When he wrote his plays, I don’t know—I don’t know his ratio of throw-away-to-keep pages. Sometimes my ratio could be 20-to-1 throwaway pages to one final page. Revision is 90 percent of the creative process. It is also the most fun part of the creative process. I generate lots of pages for a novel. Now, I think August understood intimately and from the inside how that being in the trenches, as he called it, is characteristic of the artistic process, whether it is with plays or with novels.
Finally, this is what Wilson said: “The big difference in writing a novel is that the narrator can take an audience to places you can’t on a stage. What I can do in a novel is to take you down this dusty road and have you taste the dust. Suddenly it gets dark and two million crows come flying across going south. They black out the sun. I can’t do that onstage. But in a novel I can make you see those crows and have that mean something. I’ve got about 60 pages of a novel. Notes. A page here, an idea there. It really wants to be born. On occasion I have dinner with Charles Johnson, and every time I tell him I want to write a novel but that I don’t know how to do it. I can’t see the form of a novel—this vast ocean where I really don’t know how to get from here to there. I tell him that for me writing a novel is like being on an ocean without a compass. And he says, ‘Well, go find a compass!’ So I guess that’s what I have to do. As soon as I find a compass I’ll take a shot at it.” Wilson never got to write the novel. Do you think he had the right stuff to be a good novelist?
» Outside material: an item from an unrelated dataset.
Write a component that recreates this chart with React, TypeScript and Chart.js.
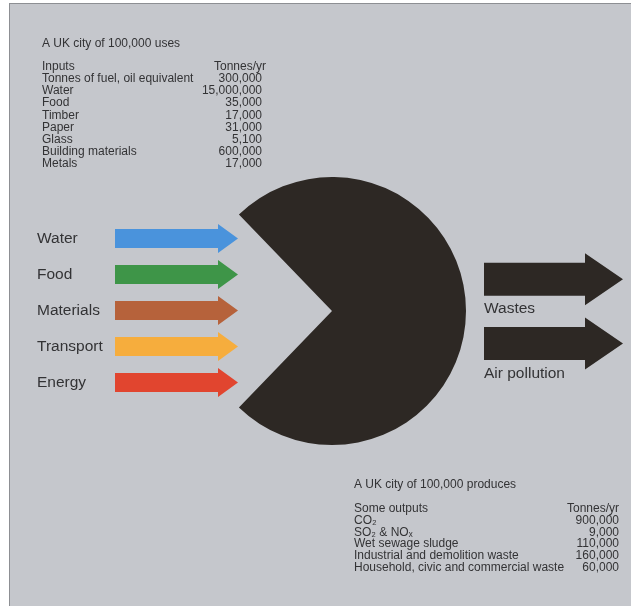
import React, { useEffect, useRef } from "react";
import { Chart, registerables } from "chart.js";

Chart.register(...registerables);

// ---------- data ----------
const inputLabels = ["Water", "Food", "Materials", "Transport", "Energy"];
const inputColors = ["#4a93dc", "#3e9548", "#b6623b", "#f6ad3d", "#e1452f"];
const inputArrowValues = [100, 100, 100, 100, 100];

const outputLabels = ["Wastes", "Air pollution"];
const outputArrowValues = [100, 100];

const pacmanLabels = ["City", "Mouth"];
const pacmanShares = [268, 92];

const usesTitle = "A UK city of 100,000 uses";
const usesHeader = ["Inputs", "Tonnes/yr"];
const usesItems = [
  "Tonnes of fuel, oil equivalent",
  "Water",
  "Food",
  "Timber",
  "Paper",
  "Glass",
  "Building materials",
  "Metals",
];
const usesTonnes = ["300,000", "15,000,000", "35,000", "17,000", "31,000", "5,100", "600,000", "17,000"];

const producesTitle = "A UK city of 100,000 produces";
const producesHeader = ["Some outputs", "Tonnes/yr"];
const producesItems = [
  "CO\u2082",
  "SO\u2082 & NO\u2093",
  "Wet sewage sludge",
  "Industrial and demolition waste",
  "Household, civic and commercial waste",
];
const producesTonnes = ["900,000", "9,000", "110,000", "160,000", "60,000"];

// ---------- styles ----------
const W = 631;
const H = 606;
const FONT = '"Liberation Sans", Arial, Helvetica, sans-serif';
const TEXT = "#333335";
const PANEL = "#c5c7cc";
const DARK = "#2d2824";

function drawArrowShape(ctx: CanvasRenderingContext2D, base: number, tip: number, y: number, bodyHalf: number, headLen: number, headHalf: number, color: string) {
  ctx.save();
  ctx.fillStyle = color;
  ctx.beginPath();
  ctx.moveTo(base, y - bodyHalf);
  ctx.lineTo(tip - headLen, y - bodyHalf);
  ctx.lineTo(tip - headLen, y - headHalf);
  ctx.lineTo(tip, y);
  ctx.lineTo(tip - headLen, y + headHalf);
  ctx.lineTo(tip - headLen, y + bodyHalf);
  ctx.lineTo(base, y + bodyHalf);
  ctx.closePath();
  ctx.fill();
  ctx.restore();
}

const arrowPlugin = {
  id: "arrows",
  beforeDatasetDraw(chart: any, args: any, opts: any) {
    const ds = chart.data.datasets[args.index];
    const ctx = chart.ctx as CanvasRenderingContext2D;
    args.meta.data.forEach((el: any, i: number) => {
      const p = el.getProps(["x", "y", "base", "height"], true);
      const color = Array.isArray(ds.backgroundColor) ? ds.backgroundColor[i] : ds.backgroundColor;
      drawArrowShape(ctx, p.base, p.x, p.y, p.height / 2, opts.headLen, opts.headHalf, color);
      if (opts.labelBelow) {
        ctx.save();
        ctx.fillStyle = TEXT;
        ctx.font = `15.5px ${FONT}`;
        ctx.textAlign = "left";
        ctx.textBaseline = "middle";
        ctx.fillText(String(chart.data.labels[i]), p.base, p.y + opts.labelBelow);
        ctx.restore();
      }
    });
    return false;
  },
};

function drawTable(ctx: CanvasRenderingContext2D, title: string, header: string[], items: string[], values: string[], left: number, headerRight: number, valueRight: number, titleY: number, firstRowY: number, step: number) {
  ctx.save();
  ctx.fillStyle = TEXT;
  ctx.font = `12px ${FONT}`;
  ctx.textBaseline = "middle";
  ctx.textAlign = "left";
  ctx.fillText(title, left, titleY);
  ctx.fillText(header[0], left, firstRowY);
  ctx.textAlign = "right";
  ctx.fillText(header[1], headerRight, firstRowY);
  items.forEach((item, i) => {
    const y = firstRowY + step * (i + 1);
    ctx.textAlign = "left";
    ctx.fillText(item, left, y);
    ctx.textAlign = "right";
    ctx.fillText(values[i], valueRight, y);
  });
  ctx.restore();
}

const panelPlugin = {
  id: "panel",
  beforeDraw(chart: any) {
    const ctx = chart.ctx as CanvasRenderingContext2D;
    ctx.save();
    ctx.fillStyle = PANEL;
    ctx.fillRect(9, 3, W - 9, H - 3);
    ctx.fillStyle = "#8d8f93";
    ctx.fillRect(9, 3, W - 9, 1);
    ctx.fillRect(9, 3, 1, H - 3);
    ctx.restore();
  },
  afterDraw(chart: any) {
    const ctx = chart.ctx as CanvasRenderingContext2D;
    drawTable(ctx, usesTitle, usesHeader, usesItems, usesTonnes, 42, 266, 262, 44, 67, 12.05);
    drawTable(ctx, producesTitle, producesHeader, producesItems, producesTonnes, 354, 619, 619, 485, 509, 11.65);
  },
};

const canvasStyle: React.CSSProperties = { position: "absolute", left: 0, top: 0, display: "block" };

export default function App() {
  const bgRef = useRef<HTMLCanvasElement>(null);
  const pieRef = useRef<HTMLCanvasElement>(null);
  const outRef = useRef<HTMLCanvasElement>(null);

  useEffect(() => {
    const inputs = new Chart(bgRef.current!, {
      type: "bar",
      data: {
        labels: inputLabels,
        datasets: [
          {
            data: inputArrowValues,
            backgroundColor: inputColors,
            barThickness: 19,
          },
        ],
      },
      options: {
        indexAxis: "y",
        responsive: false,
        animation: false,
        events: [],
        layout: { padding: { left: 37, right: W - 238, top: 220.5, bottom: H - 400.5 } },
        scales: {
          x: { display: false, min: 0, max: 100 },
          y: {
            display: true,
            grid: { display: false, drawTicks: false },
            border: { display: false },
            ticks: {
              crossAlign: "far",
              padding: 0,
              color: TEXT,
              font: { family: FONT, size: 15.5 },
            },
            afterFit(scale: any) {
              scale.width = 78;
            },
          },
        },
        plugins: {
          legend: { display: false },
          tooltip: { enabled: false },
          arrows: { headLen: 20, headHalf: 14.5, labelBelow: 0 },
        } as any,
      },
      plugins: [panelPlugin, arrowPlugin],
    } as any);

    const pie = new Chart(pieRef.current!, {
      type: "pie",
      data: {
        labels: pacmanLabels,
        datasets: [
          {
            data: pacmanShares,
            backgroundColor: [DARK, "rgba(0,0,0,0)"],
            borderWidth: 0,
          },
        ],
      },
      options: {
        responsive: false,
        animation: false,
        events: [],
        rotation: 316,
        layout: { padding: { left: 198, right: W - 466, top: 177, bottom: H - 445 } },
        plugins: { legend: { display: false }, tooltip: { enabled: false } },
      },
    } as any);

    const outputs = new Chart(outRef.current!, {
      type: "bar",
      data: {
        labels: outputLabels,
        datasets: [
          {
            data: outputArrowValues,
            backgroundColor: DARK,
            barThickness: 33,
          },
        ],
      },
      options: {
        indexAxis: "y",
        responsive: false,
        animation: false,
        events: [],
        layout: { padding: { left: 484, right: W - 623, top: 247, bottom: H - 375.5 } },
        scales: {
          x: { display: false, min: 0, max: 100 },
          y: { display: false },
        },
        plugins: {
          legend: { display: false },
          tooltip: { enabled: false },
          arrows: { headLen: 38, headHalf: 26, labelBelow: 30 },
        } as any,
      },
      plugins: [arrowPlugin],
    } as any);

    return () => {
      inputs.destroy();
      pie.destroy();
      outputs.destroy();
    };
  }, []);

  return (
    <div style={{ position: "absolute", left: 0, top: 0, width: W, height: H, background: "#ffffff", overflow: "hidden" }}>
      <canvas ref={bgRef} width={W} height={H} style={canvasStyle} />
      <canvas ref={pieRef} width={W} height={H} style={canvasStyle} />
      <canvas ref={outRef} width={W} height={H} style={canvasStyle} />
    </div>
  );
}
Yes, I do. For example, the descriptive passages that you would have in a novel, I think he would fall to those with the skill of a poet, because he was a poet. I think what he probably would have had to begin to feel from the inside is the form of the novel and the way you could possibly do it. Now, novels are not hard to write. You can teach somebody the basic tools for writing a novel in 10 weeks. I used to do that. The basic tools can be taught in 10 weeks because there aren’t many: characters, plots, description, narration, voice—six or seven different things. You put them together in different arrangements. You might have alternating first-person viewpoints. You might have the third-person viewpoint. Once you learn what those tools are and how you can use them imaginatively, a novel is not hard to write. I wrote six in two years before I published my first one.
But you are exceptional.
I don’t know how exceptional—I just grew up in an environment where hard work was not something to be afraid of.